Making the Succotash

Ingredients

  • 2 pounds cooked, hulled corn (or reconstituted dry whole hominy, frozen hominy, or pozole)
  • 8 ounces dried cranberry beans (or Jacob’s cattle beans or other similar beans), soaked and cooked until just tender
  • Salt
  • OPTIONAL ADD-INS:
  • 2 turnips, peeled and chopped
  • 2 carrots, peeled and chopped
  • 1 acorn squash or other winter squash, seeded and sliced
  • Few handfuls of chopped cabbage, collards, or turnip greens
  • 2 leeks or onions, sliced
  • Few handfuls of chopped lettuce, spinach, endive, chicory, or arugula (or a combination)

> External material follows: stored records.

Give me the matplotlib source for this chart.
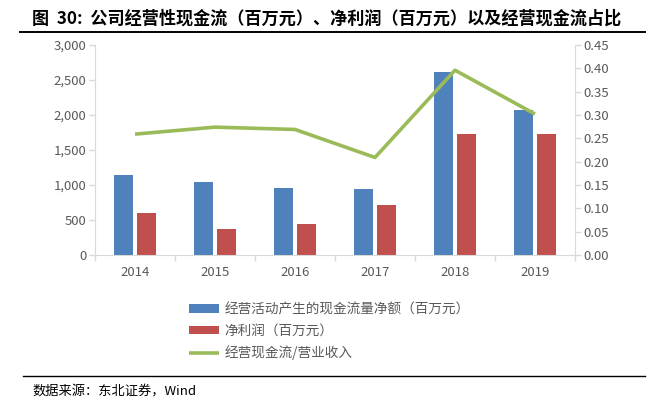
import numpy as np
import matplotlib
matplotlib.use("Agg")
import matplotlib.pyplot as plt
from matplotlib.ticker import FuncFormatter, FixedLocator

plt.rcParams["font.family"] = ["Noto Sans CJK SC", "DejaVu Sans"]

years = ["2014", "2015", "2016", "2017", "2018", "2019"]
cash_flow = [1145, 1040, 962, 940, 2612, 2068]
net_profit = [606, 372, 444, 712, 1724, 1732]
cash_ratio = [0.259, 0.274, 0.269, 0.209, 0.396, 0.302]

label_cash = "经营活动产生的现金流量净额（百万元）"
label_profit = "净利润（百万元）"
label_ratio = "经营现金流/营业收入"

blue = "#4F81BD"
red = "#C0504D"
green = "#9BBB59"
gray_text = "#595959"
axis_gray = "#D9D9D9"

fig = plt.figure(figsize=(6.54, 4.09), dpi=100)
ax = fig.add_axes([95 / 654, 1 - 255 / 409, 480 / 654, 210 / 409])
ax2 = ax.twinx()

x = np.arange(len(years))
w = 0.23
b1 = ax.bar(x - 0.145, cash_flow, width=w, color=blue, label=label_cash)
b2 = ax.bar(x + 0.145, net_profit, width=w, color=red, label=label_profit)
ln, = ax2.plot(x, cash_ratio, color=green, lw=2.6, label=label_ratio,
               solid_capstyle="butt")

ax.set_xlim(-0.5, len(years) - 0.5)
ax.set_ylim(0, 3000)
ax2.set_ylim(0, 0.45)
ax.set_yticks(np.arange(0, 3001, 500))
ax2.set_yticks(np.arange(0, 0.451, 0.05))
ax.yaxis.set_major_formatter(FuncFormatter(lambda v, p: f"{v:,.0f}"))
ax2.yaxis.set_major_formatter(FuncFormatter(lambda v, p: f"{v:.2f}"))

ax.set_xticks(x)
ax.set_xticklabels(years)
ax.tick_params(axis="x", which="major", length=0, pad=8)
ax.xaxis.set_minor_locator(FixedLocator(np.arange(-0.5, len(years), 1)))
ax.tick_params(axis="x", which="minor", length=4, color=axis_gray, width=1)

for a in (ax, ax2):
    for s in a.spines.values():
        s.set_visible(False)
    a.tick_params(axis="y", length=4, color=axis_gray, width=1,
                  labelsize=9.5, labelcolor=gray_text, pad=2)
ax.tick_params(axis="x", labelsize=9.5, labelcolor=gray_text)
ax.spines["left"].set_visible(True)
ax.spines["bottom"].set_visible(True)
ax.spines["left"].set_color(axis_gray)
ax.spines["bottom"].set_color(axis_gray)
ax2.spines["right"].set_visible(True)
ax2.spines["right"].set_color(axis_gray)

fig.legend(handles=[b1, b2, ln], loc="upper left",
           bbox_to_anchor=(184 / 654, 1 - 297 / 409),
           frameon=False, fontsize=9.8, labelcolor=gray_text,
           handlelength=2.2, handleheight=0.6, handletextpad=0.4,
           labelspacing=0.55, borderaxespad=0)

fig.text(32 / 654, 1 - 19 / 409,
         "图  30:  公司经营性现金流（百万元）、净利润（百万元）以及经营现金流占比",
         fontsize=12.3, fontweight="bold", va="center", ha="left")
fig.add_artist(plt.Line2D([20 / 654, 645 / 654], [1 - 32 / 409, 1 - 32 / 409],
                          color="black", lw=1.4))
fig.add_artist(plt.Line2D([23 / 654, 645 / 654], [1 - 376 / 409, 1 - 376 / 409],
                          color="black", lw=1.0))
fig.text(32 / 654, 1 - 392 / 409, "数据来源：东北证券，Wind",
         fontsize=9.5, va="center", ha="left")

fig.savefig("out.png", dpi=100)
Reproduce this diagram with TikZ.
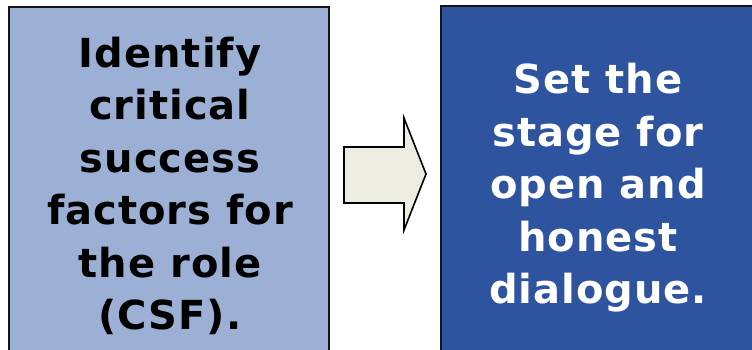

  • Tender strawberry or violet leaves
  • 1 cup ground walnuts, chestnuts, or hazelnuts
  • Freshly ground black pepper
  • Few chives or scallions
  • chopped calendula petals
  • Fresh mint or parsley
In a large soup pot, stir together the corn, beans, and salt. Add the optional turnips, carrots, squash, cabbage or other winter greens, and leeks or onions, and simmer until they are almost tender, about 10 minutes. (Add oil, if needed.) When the above are nearing tenderness, add the leafy greens (lettuce, spinach, endive, chicory, or arugula), strawberry or violet leaves, ground nuts, and pepper, and simmer for a few minutes more. Stir in the chives or scallions, calendula petals, and mint or parsley. Serve immediately with toasted bread.